After Pearl Harbor and the Bataan death march (not to mention what was done to the Chinese), anything less than unconditional surrender would have been wrong.
Too revisionist. To equate the Nazi death camps with interrment camps is laughable. No, interrment camps weren't nice. But they were not Andersonville.
The Japanese in WW2 were fully prepared to fight to the last person, house to house. Hand to hand. Ask a Japanese man that was of age in WW2.
Of course you could ask the Chinese about Japan. The surrender terms they wanted were: Kill all Japanese males over the age of 15. Castrate those under 16. Does that give you a clue about how nasty the war was.
I would suggest you look at the casualties by country and you will see Japan did not suffer nearly as many civilian casuaties as they inflicted. Japan 360,000 to China 10,000,000 civillian casualties.
http://ww2bodycount.netfirms.com/
or if you prefer a casualty map that includes civillians:
http://users.erols.com/mwhite28/ww2-loss.htm
What were the criteria?
http://www.atomicarchive.com/Docs/MED/med_chp5.shtml
Why were Nagasaki and Hiroshima chosen?
http://www.atomicarchive.com/Docs/MED/med_chp6.shtml
It is very nice to be an armchair quarterback of history, revising as you like. How were we suppose to know that the Japanese were collapsing and would not present the scenario everyone expected, house to house fighting? Island to island?

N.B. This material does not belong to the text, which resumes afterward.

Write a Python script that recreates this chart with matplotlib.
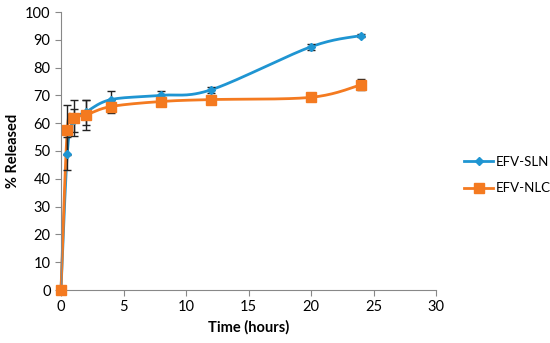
import numpy as np
import matplotlib
matplotlib.use("Agg")
import matplotlib.pyplot as plt
from matplotlib.lines import Line2D

time = [0, 0.5, 1, 2, 4, 8, 12, 20, 24]
sln = [0, 49, 61, 64, 68.5, 70, 72, 87.5, 91.5]
sln_err = [0, 6, 4, 4.5, 3, 1.5, 1, 1, 0.5]
nlc = [0, 57.5, 62, 63, 66, 67.8, 68.5, 69.3, 73.8]
nlc_err = [0, 9, 6.5, 5.5, 2.5, 0.5, 0.5, 1, 2]
labels = ["EFV-SLN", "EFV-NLC"]
colors = ["#1f95d2", "#f47a20"]


def smooth(x, y, n=30):
    x = np.asarray(x, float); y = np.asarray(y, float)
    px = np.concatenate([[x[0]], x, [x[-1]]])
    py = np.concatenate([[y[0]], y, [y[-1]]])
    xs, ys = [], []
    for i in range(1, len(px) - 2):
        p0x, p1x, p2x, p3x = px[i-1], px[i], px[i+1], px[i+2]
        p0y, p1y, p2y, p3y = py[i-1], py[i], py[i+1], py[i+2]
        t = np.linspace(0, 1, n)
        k = 1 / 3
        c1x = p1x + (p2x - p0x) * k / 2; c1y = p1y + (p2y - p0y) * k / 2
        c2x = p2x - (p3x - p1x) * k / 2; c2y = p2y - (p3y - p1y) * k / 2
        bx = (1-t)**3*p1x + 3*(1-t)**2*t*c1x + 3*(1-t)*t**2*c2x + t**3*p2x
        by = (1-t)**3*p1y + 3*(1-t)**2*t*c1y + 3*(1-t)*t**2*c2y + t**3*p2y
        xs.append(bx); ys.append(by)
    return np.concatenate(xs), np.concatenate(ys)


plt.rcParams['font.family'] = ['Lato', 'DejaVu Sans']
fig = plt.figure(figsize=(5.5, 3.43), dpi=100)
ax = fig.add_axes([61/550, 1-290/343, 375/550, 278/343])

markers = ['D', 's']
sizes = [4, 6.5]
for yv, err, c, m, ms, lab in zip([sln, nlc], [sln_err, nlc_err], colors, markers, sizes, labels):
    sx, sy = smooth(time, yv)
    ax.plot(sx, sy, color=c, lw=2, zorder=2, clip_on=False)
    ax.errorbar(time, yv, yerr=err, fmt='none', ecolor='#222222', elinewidth=1, capsize=3, capthick=1, zorder=3)
    ax.plot(time, yv, ls='none', marker=m, ms=ms, color=c, zorder=4, clip_on=False)

ax.set_xlim(0, 30)
ax.set_ylim(0, 100)
ax.set_xticks(range(0, 31, 5))
ax.set_yticks(range(0, 101, 10))
for s in ['top', 'right']:
    ax.spines[s].set_visible(False)
for s in ['left', 'bottom']:
    ax.spines[s].set_color('#888888')
ax.tick_params(colors='#888888', labelcolor='black', labelsize=10.5, length=4)
ax.set_xlabel('Time (hours)', fontsize=10.5, fontweight='bold')
ax.set_ylabel('% Released', fontsize=10.5, fontweight='bold')

handles = [Line2D([], [], color=c, lw=2, marker=m, ms=ms) for c, m, ms in zip(colors, markers, sizes)]
fig.legend(handles, labels, loc='center left', bbox_to_anchor=(464/550, 1-175/343), frameon=False,
           fontsize=9.5, handlelength=2.2, labelspacing=1.1, handletextpad=0.2,
           borderpad=0, borderaxespad=0)

fig.savefig('out.png', dpi=100)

I know, WW2 was only about social engineering. The Japanese were just misunderstood in China. Or Korea. Ask the Korean Hibakusha in forced labor camps in Japan, who are still not recognized by the Japanese. Or the "Comfort Women"...
The bottom line is, as always, you cannot take today's standards and apply them to the past. You also cannot cork up nuclear technology like the Hibakusha want.
But of course Iris7 only lived in Japan after the war, what does he know.
DK
I just watched 'The Last Mission' on the History Channel last night. It was about the bombing of the Akita oil refinery north of Tokyo 5 days after the Nagasaki bombing. Great story.
There was a military coup underway, as the emperor wanted to surrender, but it was considered a betrayal of Bushido honor by elements of the army. The events surrounding the Akita bombing mission actually directly led to the surrender. No nukes were involved, of course, but the threat of more nuke strikes was looming.